Seabrooks and Ramsey are Black, and they are racist just the same. It hasn’t reduced the daily, relentless racism of police in the U.S. Santa Monica uses a form of community policing, an initiative developed by former NYPD Commissioner William Bratton in the 1990’s to encourage community collaboration with police. While community policing was the carrot used to entice people to cooperate with local police, at the same time Bratton developed the stick of “broken windows policing.” People are arrested for minor crimes like riding a bicycle on the sidewalk, or jumping a subway turnstile, or drinking alcohol from an open bottle, which would purportedly help to prevent bigger crimes. Studies have shown that “broken windows” arrests do nothing to prevent larger crimes but do have the effect of saddling mostly Black and Latin young people with criminal records that damage their chances of future employment.
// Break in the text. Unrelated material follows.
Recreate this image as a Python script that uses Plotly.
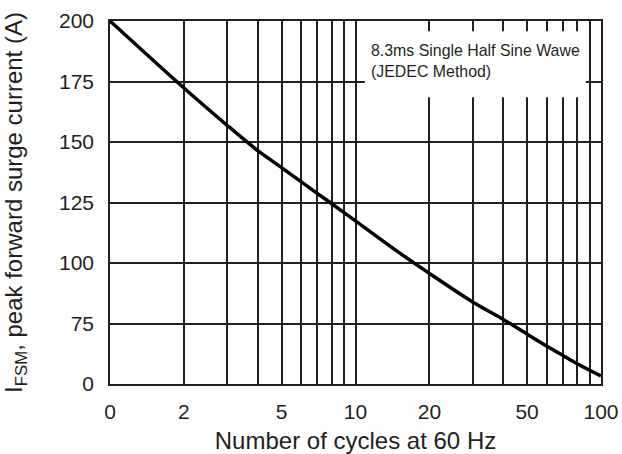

Police and Santa Monica gentrification
Santa Monica now has a new Chief of Police, Cynthia Renaud, formerly the police chief of Folsom, California. She plans to hire more police for the steadily gentrifying Santa Monica, with its rising housing prices and evictions of low-income residents unable to afford the skyrocketing rents. More than 2,000 rent controlled units have been lost in Santa Monica. Meanwhile, the city has become the home of high tech and music companies such as Activision Blizzard, Sony’s Naughty Dog and Universal Music Group.
The role of the police will be to keep a lid on the growing anger of people upset with rising rents, evictions and other social problems. They will be used to harass the homeless in Santa Monica, whose numbers are increasing. And they will target Black and Latin residents for special harassment, as they’ve done in the past.
In a class divided society, the police will always be used to defend the interests of the wealthy while harassing and imprisoning the most oppressed. If we want to change that, we have to fight for a society without classes, without inequality and racism, a society based on sharing and cooperation: communism.